Con legittima soddisfazione di molti addetti ai lavori, ha visto alla luce, tramite “inevitabile” Dpcm, il Regolamento in materia di perimetro di sicurezza nazionale cibernetica. Premesso che sono personalmente favorevole a qualsiasi intervento che stimoli una maggiore sensibilità di persone e organizzazioni rispetto al tema della cybersecurity, faccio un po’ di fatica a condividere l’enorme entusiasmo di tanti miei colleghi perché, onestamente, non vedo un “grande balzo” in avanti, al massimo un “saltino”.



Il primo limite credo sia proprio nell’idea stessa di “perimetro” che presuppone di potere delimitare qualcosa che per sua natura e sotto la spinta della tecnologia non ha confini definiti e tanto meno stabili. In tempi di pandemia, poi, l’idea di “scomparsa del perimetro”, che da anni è un mantra per gli esperti di sicurezza, si pone come canone assoluto. Milioni di persone attraverso lo smart working hanno esteso l’ambito dei sistemi di tutte le organizzazioni a quelli delle proprie case; decine di migliaia di fornitori hanno i propri sistemi interconnessi a quelli di realtà che per certo rientreranno nel perimetro di sicurezza nazionale cibernetica; il cloud computing a cui stanno facendo massiccio ricorso migliaia di operatori è gestito da non più di una manciata di operatori tutti stranieri, delocalizzati e con una forza contrattuale (prendiamo Amazon, Google o Microsoft) per cui gli stessi Stati fanno fatica a negoziare. Basterebbero queste ragioni a rendere utopico il tentativo di porre dei confini laddove non esiste neppure il terreno sui cui disegnarli.
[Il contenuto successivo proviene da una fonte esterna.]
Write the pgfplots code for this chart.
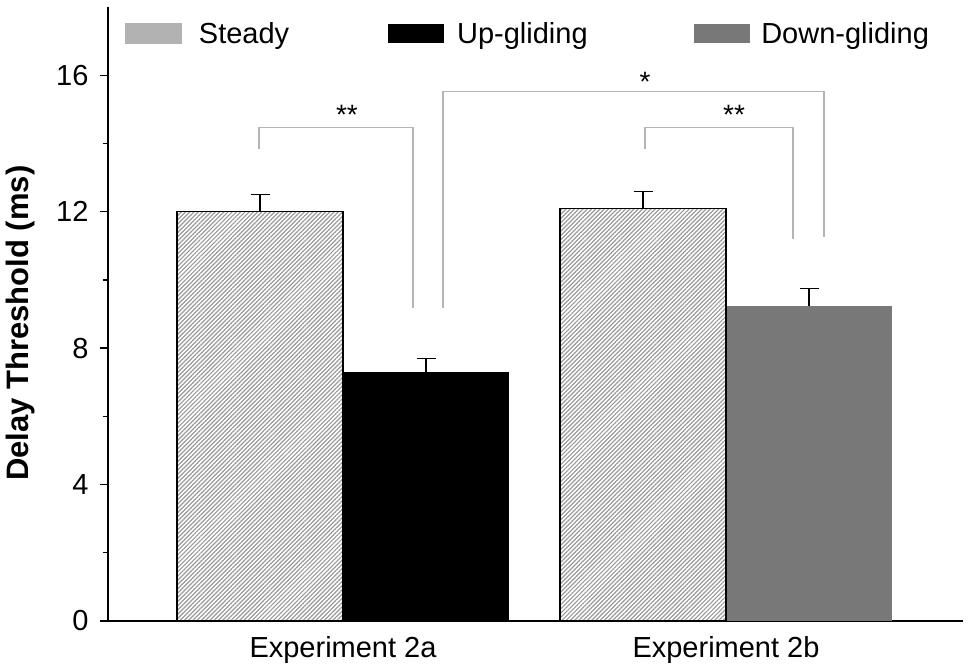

Qualcuno potrebbe obiettare che quella manciata di operatori che saranno considerati “essenziali” porteranno la cultura della cybersecurity nelle case degli italiani e “imporranno” una maggiore attenzione alla tematica ai propri fornitori. È auspicabile, ma allora il perimetro diventa “inconsistente” (nelle organizzazioni le persone e i fornitori cambiano). Altri potrebbero dire che sarà la grande occasione per tentare di rilanciare l’innovazione tecnologica in Italia. Da un lato, sarebbe meglio dire “lanciare” visto che in tema di tecnologie dell’informazione il nostro Paese non può neppure essere definito “follower”, ma piuttosto “unreported”. Dall’altro, è bene notare che l’articolo 12 riporta la Clausola di invarianza finanziaria la quale recita che “all’attuazione delle disposizioni di cui al presente decreto si provvede nei limiti delle risorse finanziarie, umane e strumentali disponibili a legislazione vigente e comunque senza nuovi o maggiori oneri a carico della finanza pubblica”. 



Molti puntano sui 2,5 miliardi di euro che potrebbero saltare fuori dal Recovery fund, ma vorrei fare notare che il solo gruppo Alphabet (Google per chiarezza) nel 2019 ha investito in ricerca e sviluppo 26 miliardi di dollari. Detto questo, parafrasando una celebre frase: “un grande passo per la legge, un piccolo passo per l’umanità”.